On the Road to Equality
For many years, the Sahrawis, the indigenous people of Western Sahara, have fought for their survival and against the occupation of their homeland. Spain had ruled Western Sahara for almost a century and in the 1950s and '60s exploited its phosphate riches and forcibly settled most of the nomadic Sahrawis in cities. By 1973, the encounter with Spain had attracted Sahrawis to the POLISARIO Front, which had been founded to liberate the region.
In 1975, on the eve of Sahrawi independence, Morocco invaded Western Sahara. Most Sahrawis fled to refuge in southwest Algeria. There, in four large refugee camps, the Sahrawis have struggled to build their lives and keep alive their culture and identity. The POLISARIO Front initiated far-reaching social reforms, including promoting the equal participation of women in all aspects of social and economic life.

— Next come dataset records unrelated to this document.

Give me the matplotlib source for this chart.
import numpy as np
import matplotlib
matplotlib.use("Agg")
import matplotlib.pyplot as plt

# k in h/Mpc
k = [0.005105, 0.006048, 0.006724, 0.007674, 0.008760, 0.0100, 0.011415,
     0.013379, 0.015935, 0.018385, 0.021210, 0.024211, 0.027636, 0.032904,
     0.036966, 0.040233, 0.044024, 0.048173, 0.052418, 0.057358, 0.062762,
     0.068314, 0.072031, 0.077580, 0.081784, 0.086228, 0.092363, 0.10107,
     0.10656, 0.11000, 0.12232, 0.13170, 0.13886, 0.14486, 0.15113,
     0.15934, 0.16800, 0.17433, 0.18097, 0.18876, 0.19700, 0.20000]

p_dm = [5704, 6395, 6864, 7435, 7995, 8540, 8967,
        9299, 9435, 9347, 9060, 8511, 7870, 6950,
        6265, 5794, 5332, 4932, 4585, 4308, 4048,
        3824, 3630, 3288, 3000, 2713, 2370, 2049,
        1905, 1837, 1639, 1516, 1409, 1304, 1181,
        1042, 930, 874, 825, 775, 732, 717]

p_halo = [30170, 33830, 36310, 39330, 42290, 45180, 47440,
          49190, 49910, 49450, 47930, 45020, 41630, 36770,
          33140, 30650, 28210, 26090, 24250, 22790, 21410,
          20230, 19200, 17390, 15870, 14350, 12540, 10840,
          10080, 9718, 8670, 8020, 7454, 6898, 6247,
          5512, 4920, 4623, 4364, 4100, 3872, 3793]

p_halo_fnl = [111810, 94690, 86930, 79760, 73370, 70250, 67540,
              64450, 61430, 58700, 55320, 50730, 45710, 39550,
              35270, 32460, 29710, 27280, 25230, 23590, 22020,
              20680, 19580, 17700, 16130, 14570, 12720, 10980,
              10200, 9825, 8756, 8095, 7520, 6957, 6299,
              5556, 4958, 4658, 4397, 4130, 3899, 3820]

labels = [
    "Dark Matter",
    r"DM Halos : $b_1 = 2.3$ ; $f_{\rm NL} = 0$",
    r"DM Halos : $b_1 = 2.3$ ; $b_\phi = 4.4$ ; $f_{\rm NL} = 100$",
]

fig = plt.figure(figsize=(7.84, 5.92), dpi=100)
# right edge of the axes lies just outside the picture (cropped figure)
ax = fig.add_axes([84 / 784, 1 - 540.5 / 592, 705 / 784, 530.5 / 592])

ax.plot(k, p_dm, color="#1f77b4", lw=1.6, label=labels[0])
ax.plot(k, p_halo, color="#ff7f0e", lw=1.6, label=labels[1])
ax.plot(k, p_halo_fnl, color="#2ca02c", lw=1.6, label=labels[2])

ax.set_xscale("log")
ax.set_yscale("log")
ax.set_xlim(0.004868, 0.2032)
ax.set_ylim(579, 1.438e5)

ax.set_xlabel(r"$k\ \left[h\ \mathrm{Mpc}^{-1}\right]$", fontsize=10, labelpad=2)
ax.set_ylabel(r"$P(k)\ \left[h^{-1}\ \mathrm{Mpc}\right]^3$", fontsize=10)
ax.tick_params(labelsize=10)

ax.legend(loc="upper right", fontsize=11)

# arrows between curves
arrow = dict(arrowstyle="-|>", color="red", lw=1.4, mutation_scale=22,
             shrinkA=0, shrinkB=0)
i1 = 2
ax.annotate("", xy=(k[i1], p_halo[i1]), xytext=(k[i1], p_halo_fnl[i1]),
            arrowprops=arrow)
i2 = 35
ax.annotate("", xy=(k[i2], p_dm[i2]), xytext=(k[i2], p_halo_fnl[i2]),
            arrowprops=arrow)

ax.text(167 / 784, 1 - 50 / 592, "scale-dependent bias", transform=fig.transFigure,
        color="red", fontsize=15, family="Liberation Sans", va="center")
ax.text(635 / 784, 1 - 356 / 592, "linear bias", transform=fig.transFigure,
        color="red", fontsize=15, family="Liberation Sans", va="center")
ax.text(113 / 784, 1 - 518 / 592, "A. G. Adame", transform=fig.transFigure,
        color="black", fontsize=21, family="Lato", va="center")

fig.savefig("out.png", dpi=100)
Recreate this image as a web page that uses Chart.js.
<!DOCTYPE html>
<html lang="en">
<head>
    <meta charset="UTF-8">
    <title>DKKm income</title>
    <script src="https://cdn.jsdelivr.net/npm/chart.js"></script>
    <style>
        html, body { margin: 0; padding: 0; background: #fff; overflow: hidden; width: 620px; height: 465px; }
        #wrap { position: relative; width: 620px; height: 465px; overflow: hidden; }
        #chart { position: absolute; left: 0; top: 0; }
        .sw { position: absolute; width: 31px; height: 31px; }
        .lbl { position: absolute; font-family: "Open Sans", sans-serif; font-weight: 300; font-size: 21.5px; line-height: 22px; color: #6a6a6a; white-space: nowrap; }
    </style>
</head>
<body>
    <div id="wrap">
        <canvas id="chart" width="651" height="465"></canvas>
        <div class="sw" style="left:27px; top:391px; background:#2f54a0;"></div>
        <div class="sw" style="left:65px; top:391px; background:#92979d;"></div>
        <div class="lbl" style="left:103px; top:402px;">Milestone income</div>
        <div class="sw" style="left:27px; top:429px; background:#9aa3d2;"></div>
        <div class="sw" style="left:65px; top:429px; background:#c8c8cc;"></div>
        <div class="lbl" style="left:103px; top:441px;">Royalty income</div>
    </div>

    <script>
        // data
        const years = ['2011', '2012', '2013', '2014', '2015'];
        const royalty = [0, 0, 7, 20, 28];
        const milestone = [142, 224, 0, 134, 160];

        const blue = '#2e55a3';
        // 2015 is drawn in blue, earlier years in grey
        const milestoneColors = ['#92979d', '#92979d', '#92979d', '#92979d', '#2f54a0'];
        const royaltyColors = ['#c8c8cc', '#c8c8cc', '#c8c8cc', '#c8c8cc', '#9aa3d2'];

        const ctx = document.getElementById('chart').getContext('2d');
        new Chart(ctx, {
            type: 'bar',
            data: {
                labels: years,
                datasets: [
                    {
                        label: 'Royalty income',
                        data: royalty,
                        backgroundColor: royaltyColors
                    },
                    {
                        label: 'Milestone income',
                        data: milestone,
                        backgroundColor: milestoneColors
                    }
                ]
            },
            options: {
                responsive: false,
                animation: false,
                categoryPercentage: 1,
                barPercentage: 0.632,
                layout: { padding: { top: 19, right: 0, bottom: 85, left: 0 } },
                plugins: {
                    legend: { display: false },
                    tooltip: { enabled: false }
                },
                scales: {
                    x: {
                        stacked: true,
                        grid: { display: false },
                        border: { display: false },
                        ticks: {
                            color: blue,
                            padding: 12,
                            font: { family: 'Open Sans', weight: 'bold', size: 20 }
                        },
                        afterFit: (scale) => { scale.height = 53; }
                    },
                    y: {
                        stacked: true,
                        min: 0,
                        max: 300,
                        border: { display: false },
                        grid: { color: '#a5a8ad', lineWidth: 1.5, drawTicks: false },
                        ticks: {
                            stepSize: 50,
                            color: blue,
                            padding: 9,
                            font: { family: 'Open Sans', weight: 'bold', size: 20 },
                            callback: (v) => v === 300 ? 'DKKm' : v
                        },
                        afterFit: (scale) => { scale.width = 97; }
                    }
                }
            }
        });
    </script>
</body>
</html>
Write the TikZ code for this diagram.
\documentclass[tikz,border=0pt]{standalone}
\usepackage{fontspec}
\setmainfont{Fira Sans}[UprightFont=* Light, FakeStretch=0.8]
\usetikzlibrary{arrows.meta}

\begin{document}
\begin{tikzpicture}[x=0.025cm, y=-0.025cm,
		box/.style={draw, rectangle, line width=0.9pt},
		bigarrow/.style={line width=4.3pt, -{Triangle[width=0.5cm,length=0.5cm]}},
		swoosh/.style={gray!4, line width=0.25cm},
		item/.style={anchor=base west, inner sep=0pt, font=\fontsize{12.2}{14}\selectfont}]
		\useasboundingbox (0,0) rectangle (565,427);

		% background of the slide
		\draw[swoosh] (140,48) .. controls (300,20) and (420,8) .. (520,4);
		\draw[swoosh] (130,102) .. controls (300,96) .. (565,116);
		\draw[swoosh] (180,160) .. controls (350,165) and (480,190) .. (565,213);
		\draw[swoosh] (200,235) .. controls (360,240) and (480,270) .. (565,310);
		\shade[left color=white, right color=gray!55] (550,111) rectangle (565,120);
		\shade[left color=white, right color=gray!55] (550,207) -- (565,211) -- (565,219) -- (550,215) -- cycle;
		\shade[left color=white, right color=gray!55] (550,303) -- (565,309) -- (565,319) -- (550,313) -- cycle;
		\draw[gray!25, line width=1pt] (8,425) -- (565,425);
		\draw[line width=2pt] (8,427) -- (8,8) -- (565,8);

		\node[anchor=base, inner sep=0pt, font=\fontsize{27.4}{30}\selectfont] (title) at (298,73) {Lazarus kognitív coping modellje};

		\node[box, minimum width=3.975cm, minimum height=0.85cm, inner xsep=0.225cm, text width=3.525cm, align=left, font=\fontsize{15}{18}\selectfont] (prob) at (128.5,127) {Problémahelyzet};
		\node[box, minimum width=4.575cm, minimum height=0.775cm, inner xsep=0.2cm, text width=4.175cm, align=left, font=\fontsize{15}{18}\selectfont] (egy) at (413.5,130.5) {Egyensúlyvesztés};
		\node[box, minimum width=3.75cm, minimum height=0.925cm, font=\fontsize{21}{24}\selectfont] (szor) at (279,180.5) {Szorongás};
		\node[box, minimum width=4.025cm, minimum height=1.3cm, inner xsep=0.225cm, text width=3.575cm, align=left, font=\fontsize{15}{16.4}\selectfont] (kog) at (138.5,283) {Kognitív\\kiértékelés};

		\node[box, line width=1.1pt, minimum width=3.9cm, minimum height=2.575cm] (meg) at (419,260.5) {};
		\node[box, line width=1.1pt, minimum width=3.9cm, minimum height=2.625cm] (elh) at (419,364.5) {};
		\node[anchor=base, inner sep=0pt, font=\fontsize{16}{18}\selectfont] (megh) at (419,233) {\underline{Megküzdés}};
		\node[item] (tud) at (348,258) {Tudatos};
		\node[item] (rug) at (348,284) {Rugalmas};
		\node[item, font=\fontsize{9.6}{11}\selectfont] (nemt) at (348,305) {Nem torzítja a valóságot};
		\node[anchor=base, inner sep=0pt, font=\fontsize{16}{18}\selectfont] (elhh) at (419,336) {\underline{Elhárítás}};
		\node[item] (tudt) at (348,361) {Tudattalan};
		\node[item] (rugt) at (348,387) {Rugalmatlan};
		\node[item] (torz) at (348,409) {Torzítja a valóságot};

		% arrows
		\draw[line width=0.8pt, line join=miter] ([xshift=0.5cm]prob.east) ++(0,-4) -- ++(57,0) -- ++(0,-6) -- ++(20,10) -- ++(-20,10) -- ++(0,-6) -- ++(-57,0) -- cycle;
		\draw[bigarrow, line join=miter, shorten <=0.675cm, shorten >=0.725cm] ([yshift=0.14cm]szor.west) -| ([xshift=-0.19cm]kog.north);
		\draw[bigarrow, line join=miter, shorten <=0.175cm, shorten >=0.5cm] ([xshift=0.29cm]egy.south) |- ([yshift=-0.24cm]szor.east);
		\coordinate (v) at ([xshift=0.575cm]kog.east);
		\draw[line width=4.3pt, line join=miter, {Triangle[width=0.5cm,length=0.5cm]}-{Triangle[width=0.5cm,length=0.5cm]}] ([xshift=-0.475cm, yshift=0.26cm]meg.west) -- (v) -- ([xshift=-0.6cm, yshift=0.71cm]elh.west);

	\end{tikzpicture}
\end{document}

The Union Nacional de Mujeres Sahrawis (National Union of Sahrawi Women - UNMS), created to facilitate women's participation against Spanish rule, has become the vehicle for advancing their place in Sahrawi society. The UNMS has become the major institution coordinating and administering the 165,000 Sahrawis in refugee camps. Located in the harshest corner of the Sahara, these camps testify to the remarkable achievements of Sahrawi women in every aspect of camp life - administration and justice, education, health care, agriculture, and production and development.
The text is based on an interview with Zahra Ramdane, an active member of the UNMS, conducted by Beth Bunch and Danielle Smith of the Western Sahara Awareness Project.
"From the Sahrawi point of view, we don't divide work in the camps by gender or ages. Job choice depends on the will of the citizen to determine what kind of work he or she wants to do. There are some work areas in which women are more prominent than men. Besides the kingder-garden schools, women in the camps are more visible as nurses, administrators, and teachers. There are also some women doctors and engineers."
"Many different products are made in the camps. We try to be self-reliant and make the carpets ourselves for our homes. We also do the same with our tent floor mats, which we make from straw brought from the liberated zones in Western Sahara. The woman's organization is also supervising all the handicraft production in the camps, not only to raise awareness but also to promote the production skills of the women and as a way of keeping alive our cultural heritage."
"By far women are playing their most important role in the field of education. In our schools, women are teaching the children Arabic, Spanish, and all the other subjects. We inherited almost 90 percent illiteracy when Spain left Western Sahara in 1975 so the first thing the POLISARIO did in cooperation with the women's organization was to launch a literacy zones of the Western Sahara Sahara and in the refugee camps. Today, we are proud to say that all Sahrawi women can at least read and write."
"I think the UNMS is a real grassroots organization because the leaders are democratically elected and at the local level all women participate in decisions about our future programs and concerns. For example, the justice committee in the camps came about to defend women's rights on issues of marriage and divorce. Traditionally, male judges were the ones dealing with these issues. Now, through the justice committee, the woman's voice must be heard. I really enjoy seeing Sahrawi women participate with the same rights to vote and express their opinion as the men in political conventions."